_Data lines_
——

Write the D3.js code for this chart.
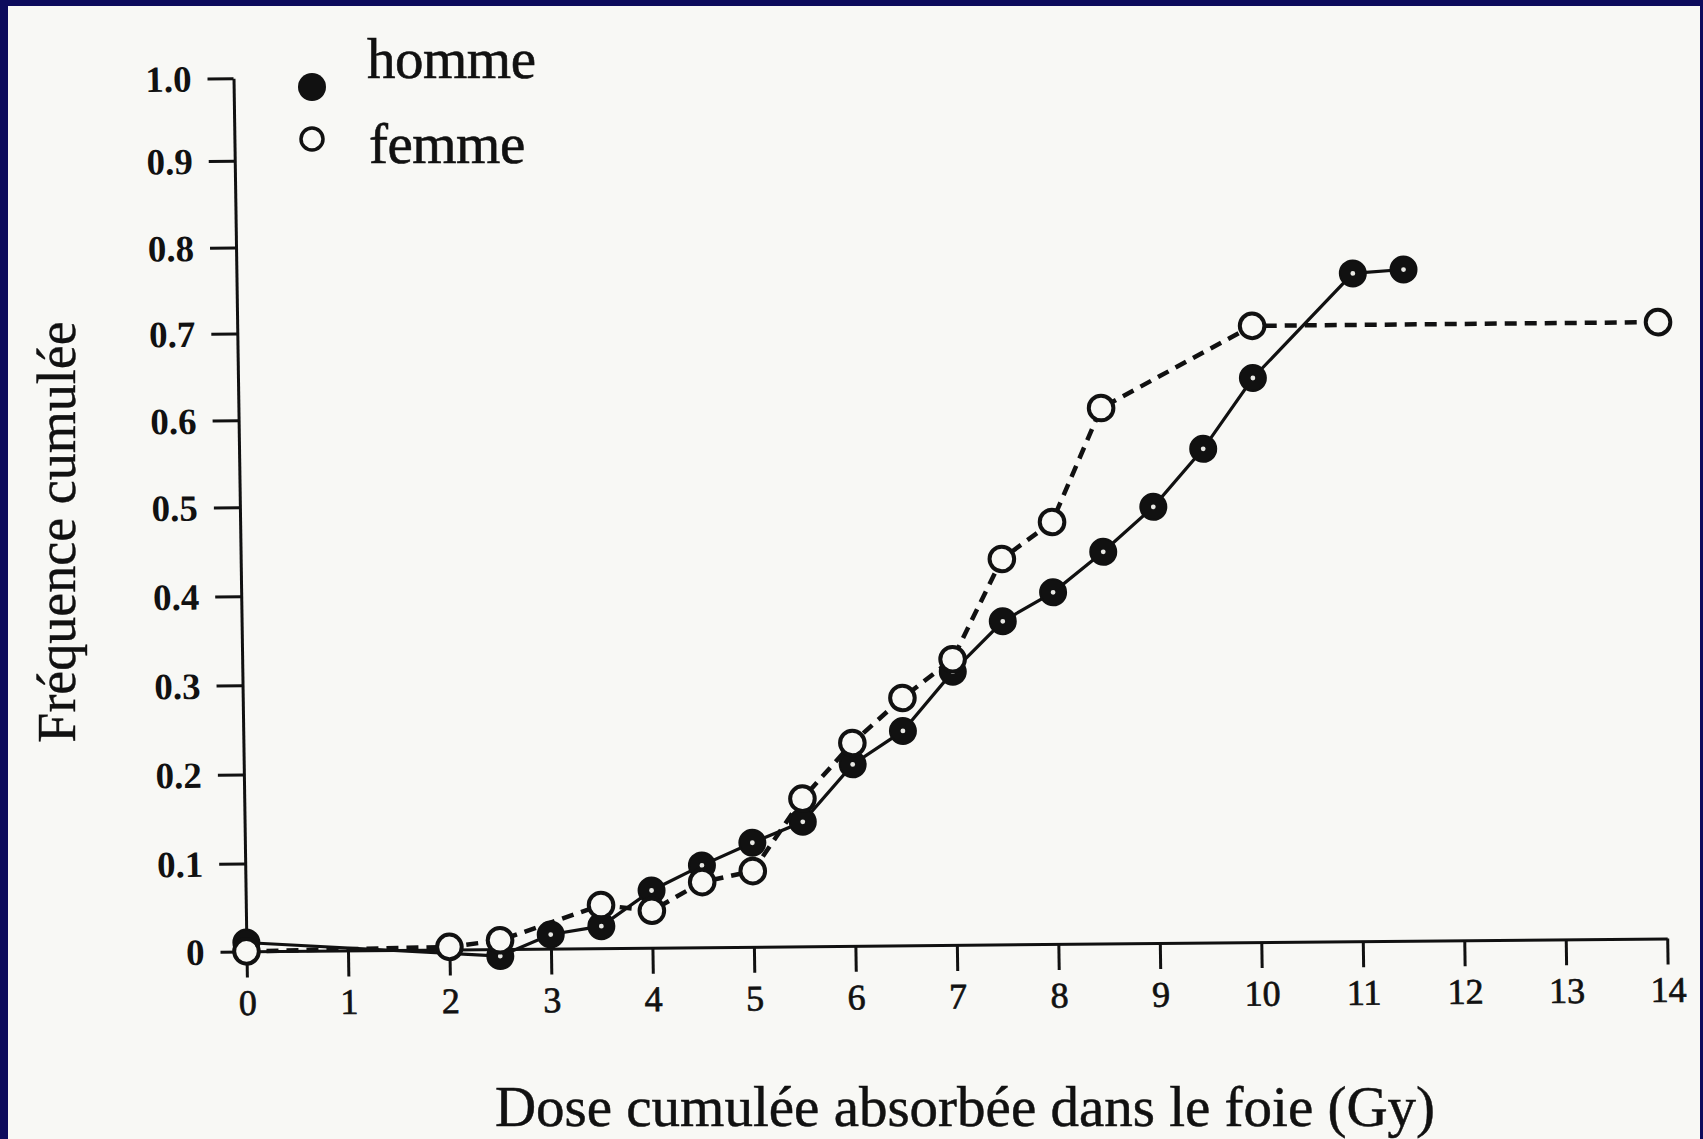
<!DOCTYPE html>
<html>
<head>
<meta charset="utf-8">
<script src="https://cdn.jsdelivr.net/npm/d3@7/dist/d3.min.js"></script>
<style>
  html, body { margin: 0; padding: 0; background: #0d0b5c; }
  svg { display: block; }
</style>
</head>
<body>
<script>
// ---- data ----
const hommeDose = [0, 2.5, 3, 3.5, 4, 4.5, 5, 5.5, 6, 6.5, 7, 7.5, 8, 8.5, 9, 9.5, 10, 11, 11.5];
const hommeFreq = [0.010, -0.008, 0.016, 0.025, 0.065, 0.093, 0.118, 0.141, 0.205, 0.242, 0.308, 0.364, 0.396, 0.441, 0.491, 0.557, 0.638, 0.758, 0.762];
const femmeDose = [0, 2, 2.5, 3.5, 4, 4.5, 5, 5.5, 6, 6.5, 7, 7.5, 8, 8.5, 10, 14];
const femmeFreq = [0, 0.003, 0.010, 0.049, 0.042, 0.074, 0.086, 0.167, 0.229, 0.279, 0.322, 0.434, 0.475, 0.605, 0.698, 0.698];
const xTicks = [0,1,2,3,4,5,6,7,8,9,10,11,12,13,14];
const yTicks = [0,0.1,0.2,0.3,0.4,0.5,0.6,0.7,0.8,0.9,1.0];
const yTickLabels = ["0","0.1","0.2","0.3","0.4","0.5","0.6","0.7","0.8","0.9","1.0"];
const legendLabels = ["homme", "femme"];
const xTitle = "Dose cumulée absorbée dans le foie (Gy)";
const yTitle = "Fréquence cumulée";

// ---- layout ----
const W = 1703, H = 1139;
const paper = "#f8f8f5", ink = "#111";
const serif = "'Liberation Serif', 'Times New Roman', serif";

const svg = d3.select("body").append("svg").attr("width", W).attr("height", H);
svg.append("rect").attr("x", 0).attr("y", 0).attr("width", W).attr("height", H).attr("fill", "#0d0b5c");
svg.append("rect").attr("x", 8).attr("y", 6).attr("width", W - 8 - 3).attr("height", H - 6).attr("fill", paper);

const plotW = 1420.7;
// scanned axis: tick spacing is slightly uneven, so use the printed tick positions
const yRange = [0, -88.0, -177.0, -266.1, -355.2, -444.2, -531.1, -618.0, -703.8, -790.7, -873.2];
const x = d3.scaleLinear().domain([0, 14]).range([0, plotW]);
const y = d3.scaleLinear().domain(yTicks).range(yRange);

// slightly skewed/rotated frame (scanned figure)
const g = svg.append("g").attr("transform", "matrix(1,-0.00915,0.01489,1,246.5,951.4)");

const yAxis = d3.axisLeft(y).tickValues(yTicks).tickSize(26).tickSizeOuter(0).tickPadding(16)
  .tickFormat((d, i) => yTickLabels[i]);
const xAxis = d3.axisBottom(x).tickValues(xTicks).tickSize(26).tickSizeOuter(0).tickPadding(12)
  .tickFormat(d => String(d));

const ya = g.append("g").call(yAxis);
const xa = g.append("g").call(xAxis);
[ya, xa].forEach(a => {
  a.select(".domain").attr("stroke", ink).attr("stroke-width", 3);
  a.selectAll(".tick line").attr("stroke", ink).attr("stroke-width", 3);
  a.selectAll(".tick text").attr("fill", ink).attr("font-family", serif);
});
ya.selectAll(".tick text").attr("font-size", 37).attr("font-weight", "bold").attr("dy", "0.34em");
xa.selectAll(".tick text").attr("font-size", 36).attr("stroke", ink).attr("stroke-width", 0.7);

const homme = hommeDose.map((d, i) => [d, hommeFreq[i]]);
const femme = femmeDose.map((d, i) => [d, femmeFreq[i]]);
const line = d3.line().x(d => x(d[0])).y(d => y(d[1]));

g.append("path").datum(homme).attr("d", line).attr("fill", "none")
  .attr("stroke", ink).attr("stroke-width", 3.2);
g.append("path").datum(femme).attr("d", line).attr("fill", "none")
  .attr("stroke", ink).attr("stroke-width", 4.5).attr("stroke-dasharray", "12,8");

const fm = g.append("g").selectAll("g").data(homme).join("g")
  .attr("transform", d => `translate(${x(d[0])},${y(d[1])})`);
fm.append("circle").attr("r", 13).attr("fill", ink).attr("stroke", ink).attr("stroke-width", 2);
fm.append("circle").attr("r", 2.4).attr("fill", "#e8e8e4");

g.append("g").selectAll("circle").data(femme).join("circle")
  .attr("cx", d => x(d[0])).attr("cy", d => y(d[1])).attr("r", 12.3)
  .attr("fill", paper).attr("stroke", ink).attr("stroke-width", 4);

// legend
const legY = [87, 139];
svg.append("circle").attr("cx", 312).attr("cy", legY[0]).attr("r", 14).attr("fill", ink);
svg.append("circle").attr("cx", 312).attr("cy", legY[1]).attr("r", 11).attr("fill", paper)
  .attr("stroke", ink).attr("stroke-width", 3.5);
svg.append("text").attr("x", 367).attr("y", 78).text(legendLabels[0])
  .attr("font-family", serif).attr("font-size", 57).attr("fill", ink)
  .attr("stroke", ink).attr("stroke-width", 0.6).attr("letter-spacing", -0.5);
svg.append("text").attr("x", 369).attr("y", 163).text(legendLabels[1])
  .attr("font-family", serif).attr("font-size", 57).attr("fill", ink)
  .attr("stroke", ink).attr("stroke-width", 0.6).attr("letter-spacing", -0.5);

// axis titles
svg.append("text").attr("x", 965).attr("y", 1126).attr("text-anchor", "middle").text(xTitle)
  .attr("font-family", serif).attr("font-size", 57).attr("fill", ink)
  .attr("stroke", ink).attr("stroke-width", 0.5);
svg.append("text").attr("transform", "translate(75,532) rotate(-90)").attr("text-anchor", "middle")
  .text(yTitle).attr("font-family", serif).attr("font-size", 54).attr("fill", ink)
  .attr("stroke", ink).attr("stroke-width", 0.4);
</script>
</body>
</html>
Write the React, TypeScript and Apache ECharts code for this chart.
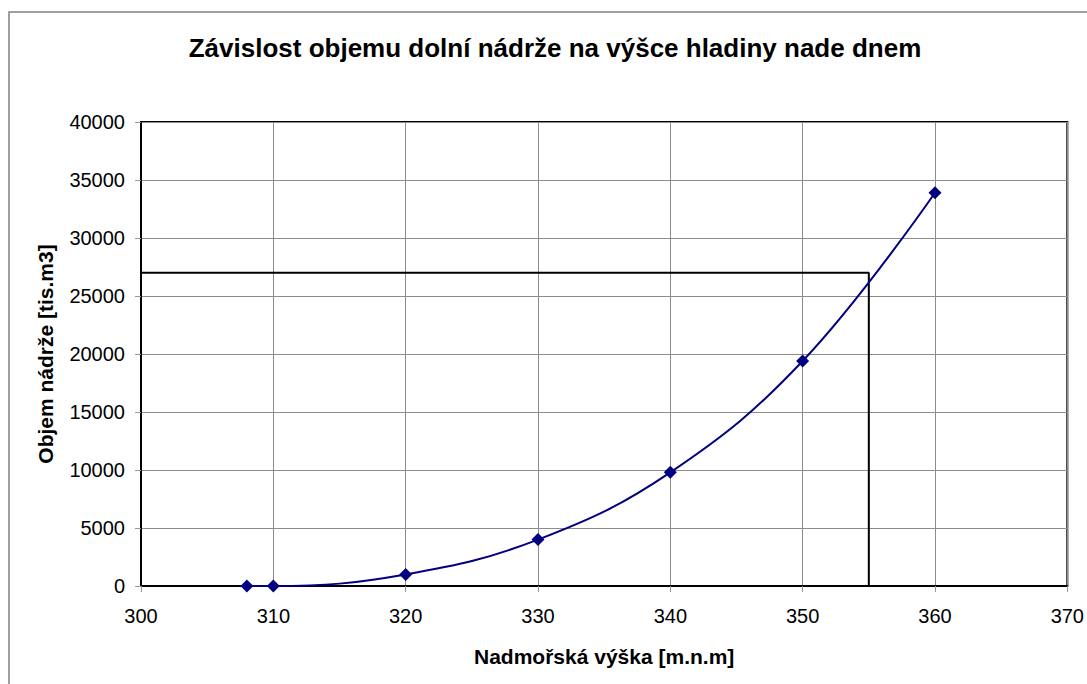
import React, { useEffect, useRef } from "react";
import * as echarts from "echarts";

const heights = [308, 310, 320, 330, 340, 350, 360];
const volumes = [0, 0, 1000, 4000, 9800, 19400, 33900];
const guideX = [300, 355, 355];
const guideY = [27000, 27000, 0];
const titleText = "Závislost objemu dolní nádrže na výšce hladiny nade dnem";
const xName = "Nadmořská výška [m.n.m]";
const yName = "Objem nádrže [tis.m3]";

export default function App() {
  const ref = useRef<HTMLDivElement>(null);
  useEffect(() => {
    if (!ref.current) return;
    const chart = echarts.init(ref.current, null, { renderer: "svg" });
    const font = "'Liberation Sans', Arial, sans-serif";
    chart.setOption({
      animation: false,
      backgroundColor: "#fff",
      title: {
        text: titleText,
        left: 550,
        textAlign: "center",
        top: 30,
        textStyle: { fontFamily: font, fontSize: 26, fontWeight: "bold", color: "#000" },
      },
      graphic: [
        {
          type: "polyline",
          shape: { points: [[9, 700], [9, 12], [1100, 12]] },
          style: { stroke: "#808080", lineWidth: 1.5, fill: "none" },
        },
      ],
      grid: {
        left: 141,
        top: 122,
        right: 19,
        bottom: 98,
        show: true,
        borderColor: "#000",
        borderWidth: 2,
      },
      xAxis: {
        type: "value",
        min: 300,
        max: 370,
        interval: 10,
        name: xName,
        nameLocation: "middle",
        nameGap: 60,
        nameTextStyle: { fontFamily: font, fontSize: 21, fontWeight: "bold", color: "#000" },
        axisLine: { show: true, onZero: false, lineStyle: { color: "#000", width: 2 } },
        axisTick: { show: true, length: 6, lineStyle: { color: "#999" } },
        axisLabel: { fontFamily: font, fontSize: 20, color: "#000", margin: 20, formatter: (v: number) => String(v) },
        splitLine: { show: true, lineStyle: { color: "#8c8c8c", width: 1 } },
      },
      yAxis: {
        type: "value",
        min: 0,
        max: 40000,
        interval: 5000,
        name: yName,
        nameLocation: "middle",
        nameGap: 85,
        nameTextStyle: { fontFamily: font, fontSize: 21, fontWeight: "bold", color: "#000" },
        axisLine: { show: true, lineStyle: { color: "#000", width: 2 } },
        axisTick: { show: true, length: 6, lineStyle: { color: "#999" } },
        axisLabel: { fontFamily: font, fontSize: 20, color: "#000", margin: 16, formatter: (v: number) => String(v) },
        splitLine: { show: true, lineStyle: { color: "#8c8c8c", width: 1 } },
      },
      series: [
        {
          type: "line",
          data: guideX.map((x, i) => [x, guideY[i]]),
          symbol: "none",
          lineStyle: { color: "#000", width: 2 },
          silent: true,
          z: 1,
        },
        {
          type: "line",
          data: heights.map((h, i) => [h, volumes[i]]),
          smooth: 0.4,
          symbol: "diamond",
          symbolSize: 13,
          itemStyle: { color: "#000080" },
          lineStyle: { color: "#000080", width: 2 },
          z: 3,
        },
      ],
    });
    return () => chart.dispose();
  }, []);
  return (
    <div
      ref={ref}
      style={{ position: "absolute", left: 0, top: 0, width: 1087, height: 684 }}
    />
  );
}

——

Each line that holds the word "code" is to be copied.

_Solution to the problem_
Write the D3.js code for this chart.
Write the React, TypeScript and Apache ECharts code for this chart.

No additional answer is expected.